Task statement: Retype the data that follows line by line, exactly, and leave its pictures out.

Stored data:
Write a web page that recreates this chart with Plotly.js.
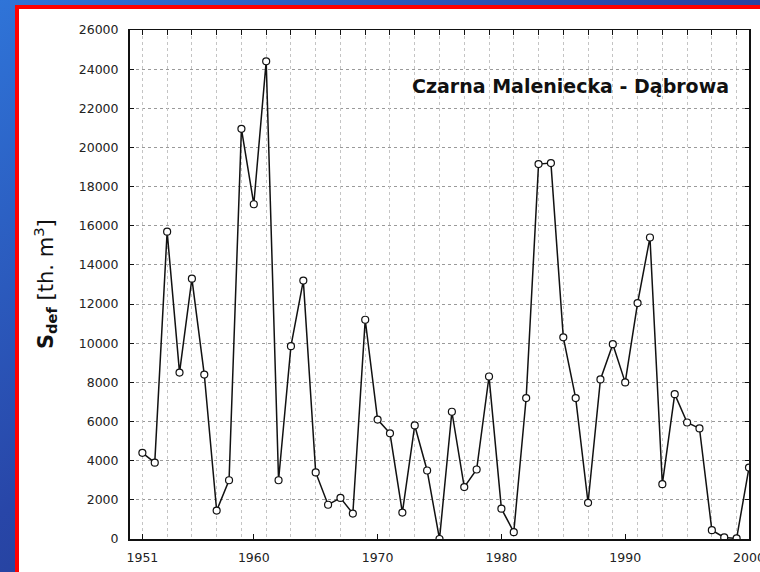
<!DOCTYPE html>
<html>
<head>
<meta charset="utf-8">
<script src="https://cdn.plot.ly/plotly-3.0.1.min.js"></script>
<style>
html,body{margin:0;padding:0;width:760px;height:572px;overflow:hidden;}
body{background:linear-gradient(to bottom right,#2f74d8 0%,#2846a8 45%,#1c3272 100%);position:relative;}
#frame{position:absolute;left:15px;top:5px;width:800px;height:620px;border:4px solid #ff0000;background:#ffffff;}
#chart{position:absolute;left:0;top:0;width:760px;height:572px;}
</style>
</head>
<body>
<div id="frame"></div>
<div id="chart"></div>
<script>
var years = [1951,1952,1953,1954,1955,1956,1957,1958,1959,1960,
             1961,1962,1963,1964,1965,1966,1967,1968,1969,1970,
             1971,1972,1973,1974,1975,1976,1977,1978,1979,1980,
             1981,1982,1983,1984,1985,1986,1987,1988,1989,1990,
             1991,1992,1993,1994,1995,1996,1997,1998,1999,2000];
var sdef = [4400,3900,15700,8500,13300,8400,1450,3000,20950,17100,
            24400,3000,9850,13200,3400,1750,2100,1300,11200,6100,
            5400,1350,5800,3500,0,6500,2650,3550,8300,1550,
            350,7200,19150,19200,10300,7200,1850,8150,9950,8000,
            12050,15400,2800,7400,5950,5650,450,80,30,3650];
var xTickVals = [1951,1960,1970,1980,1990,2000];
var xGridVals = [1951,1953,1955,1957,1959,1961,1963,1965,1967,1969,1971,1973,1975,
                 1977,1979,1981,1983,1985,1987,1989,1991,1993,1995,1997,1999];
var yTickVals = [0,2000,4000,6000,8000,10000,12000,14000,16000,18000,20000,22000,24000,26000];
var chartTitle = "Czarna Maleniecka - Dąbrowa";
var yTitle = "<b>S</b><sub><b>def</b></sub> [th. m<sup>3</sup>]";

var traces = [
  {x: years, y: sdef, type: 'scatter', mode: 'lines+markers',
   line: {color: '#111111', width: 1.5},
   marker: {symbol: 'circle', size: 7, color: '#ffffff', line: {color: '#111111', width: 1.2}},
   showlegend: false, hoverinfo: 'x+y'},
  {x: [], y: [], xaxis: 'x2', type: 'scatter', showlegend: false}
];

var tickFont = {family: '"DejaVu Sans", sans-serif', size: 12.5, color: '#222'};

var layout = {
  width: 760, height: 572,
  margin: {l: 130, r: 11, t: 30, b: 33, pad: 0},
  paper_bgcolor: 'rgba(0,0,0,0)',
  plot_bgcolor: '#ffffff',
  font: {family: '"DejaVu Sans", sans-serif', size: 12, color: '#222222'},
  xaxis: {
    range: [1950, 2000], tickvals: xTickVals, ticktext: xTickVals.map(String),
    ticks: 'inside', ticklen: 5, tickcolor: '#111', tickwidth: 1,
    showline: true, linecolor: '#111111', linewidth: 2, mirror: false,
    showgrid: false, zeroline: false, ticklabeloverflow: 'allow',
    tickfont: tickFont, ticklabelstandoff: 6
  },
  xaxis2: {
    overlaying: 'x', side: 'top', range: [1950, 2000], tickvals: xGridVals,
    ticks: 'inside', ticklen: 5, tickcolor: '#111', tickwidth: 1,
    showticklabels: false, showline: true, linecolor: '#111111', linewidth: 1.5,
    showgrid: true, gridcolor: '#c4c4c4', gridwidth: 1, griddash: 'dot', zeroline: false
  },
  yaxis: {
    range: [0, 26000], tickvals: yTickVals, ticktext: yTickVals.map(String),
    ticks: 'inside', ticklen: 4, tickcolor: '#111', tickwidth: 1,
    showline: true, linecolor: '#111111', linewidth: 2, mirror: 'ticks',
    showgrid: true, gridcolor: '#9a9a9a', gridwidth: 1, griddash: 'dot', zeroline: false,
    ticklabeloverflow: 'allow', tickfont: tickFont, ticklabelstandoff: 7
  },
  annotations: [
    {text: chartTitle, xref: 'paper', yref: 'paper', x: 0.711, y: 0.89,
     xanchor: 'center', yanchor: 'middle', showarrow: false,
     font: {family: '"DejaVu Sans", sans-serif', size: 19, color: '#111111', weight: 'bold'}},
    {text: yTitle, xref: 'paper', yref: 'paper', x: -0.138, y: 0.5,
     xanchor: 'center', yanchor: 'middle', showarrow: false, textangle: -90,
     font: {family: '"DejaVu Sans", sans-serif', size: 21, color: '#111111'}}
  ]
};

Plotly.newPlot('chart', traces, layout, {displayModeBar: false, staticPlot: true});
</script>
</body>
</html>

Correct answer:
Write a web page that recreates this chart with Plotly.js.
<!DOCTYPE html>
<html>
<head>
<meta charset="utf-8">
<script src="https://cdn.plot.ly/plotly-3.0.1.min.js"></script>
<style>
html,body{margin:0;padding:0;width:760px;height:572px;overflow:hidden;}
body{background:linear-gradient(to bottom right,#2f74d8 0%,#2846a8 45%,#1c3272 100%);position:relative;}
#frame{position:absolute;left:15px;top:5px;width:800px;height:620px;border:4px solid #ff0000;background:#ffffff;}
#chart{position:absolute;left:0;top:0;width:760px;height:572px;}
</style>
</head>
<body>
<div id="frame"></div>
<div id="chart"></div>
<script>
var years = [1951,1952,1953,1954,1955,1956,1957,1958,1959,1960,
             1961,1962,1963,1964,1965,1966,1967,1968,1969,1970,
             1971,1972,1973,1974,1975,1976,1977,1978,1979,1980,
             1981,1982,1983,1984,1985,1986,1987,1988,1989,1990,
             1991,1992,1993,1994,1995,1996,1997,1998,1999,2000];
var sdef = [4400,3900,15700,8500,13300,8400,1450,3000,20950,17100,
            24400,3000,9850,13200,3400,1750,2100,1300,11200,6100,
            5400,1350,5800,3500,0,6500,2650,3550,8300,1550,
            350,7200,19150,19200,10300,7200,1850,8150,9950,8000,
            12050,15400,2800,7400,5950,5650,450,80,30,3650];
var xTickVals = [1951,1960,1970,1980,1990,2000];
var xGridVals = [1951,1953,1955,1957,1959,1961,1963,1965,1967,1969,1971,1973,1975,
                 1977,1979,1981,1983,1985,1987,1989,1991,1993,1995,1997,1999];
var yTickVals = [0,2000,4000,6000,8000,10000,12000,14000,16000,18000,20000,22000,24000,26000];
var chartTitle = "Czarna Maleniecka - Dąbrowa";
var yTitle = "<b>S</b><sub><b>def</b></sub> [th. m<sup>3</sup>]";

var traces = [
  {x: years, y: sdef, type: 'scatter', mode: 'lines+markers',
   line: {color: '#111111', width: 1.5},
   marker: {symbol: 'circle', size: 7, color: '#ffffff', line: {color: '#111111', width: 1.2}},
   showlegend: false, hoverinfo: 'x+y'},
  {x: [], y: [], xaxis: 'x2', type: 'scatter', showlegend: false}
];

var tickFont = {family: '"DejaVu Sans", sans-serif', size: 12.5, color: '#222'};

var layout = {
  width: 760, height: 572,
  margin: {l: 130, r: 11, t: 30, b: 33, pad: 0},
  paper_bgcolor: 'rgba(0,0,0,0)',
  plot_bgcolor: '#ffffff',
  font: {family: '"DejaVu Sans", sans-serif', size: 12, color: '#222222'},
  xaxis: {
    range: [1950, 2000], tickvals: xTickVals, ticktext: xTickVals.map(String),
    ticks: 'inside', ticklen: 5, tickcolor: '#111', tickwidth: 1,
    showline: true, linecolor: '#111111', linewidth: 2, mirror: false,
    showgrid: false, zeroline: false, ticklabeloverflow: 'allow',
    tickfont: tickFont, ticklabelstandoff: 6
  },
  xaxis2: {
    overlaying: 'x', side: 'top', range: [1950, 2000], tickvals: xGridVals,
    ticks: 'inside', ticklen: 5, tickcolor: '#111', tickwidth: 1,
    showticklabels: false, showline: true, linecolor: '#111111', linewidth: 1.5,
    showgrid: true, gridcolor: '#c4c4c4', gridwidth: 1, griddash: 'dot', zeroline: false
  },
  yaxis: {
    range: [0, 26000], tickvals: yTickVals, ticktext: yTickVals.map(String),
    ticks: 'inside', ticklen: 4, tickcolor: '#111', tickwidth: 1,
    showline: true, linecolor: '#111111', linewidth: 2, mirror: 'ticks',
    showgrid: true, gridcolor: '#9a9a9a', gridwidth: 1, griddash: 'dot', zeroline: false,
    ticklabeloverflow: 'allow', tickfont: tickFont, ticklabelstandoff: 7
  },
  annotations: [
    {text: chartTitle, xref: 'paper', yref: 'paper', x: 0.711, y: 0.89,
     xanchor: 'center', yanchor: 'middle', showarrow: false,
     font: {family: '"DejaVu Sans", sans-serif', size: 19, color: '#111111', weight: 'bold'}},
    {text: yTitle, xref: 'paper', yref: 'paper', x: -0.138, y: 0.5,
     xanchor: 'center', yanchor: 'middle', showarrow: false, textangle: -90,
     font: {family: '"DejaVu Sans", sans-serif', size: 21, color: '#111111'}}
  ]
};

Plotly.newPlot('chart', traces, layout, {displayModeBar: false, staticPlot: true});
</script>
</body>
</html>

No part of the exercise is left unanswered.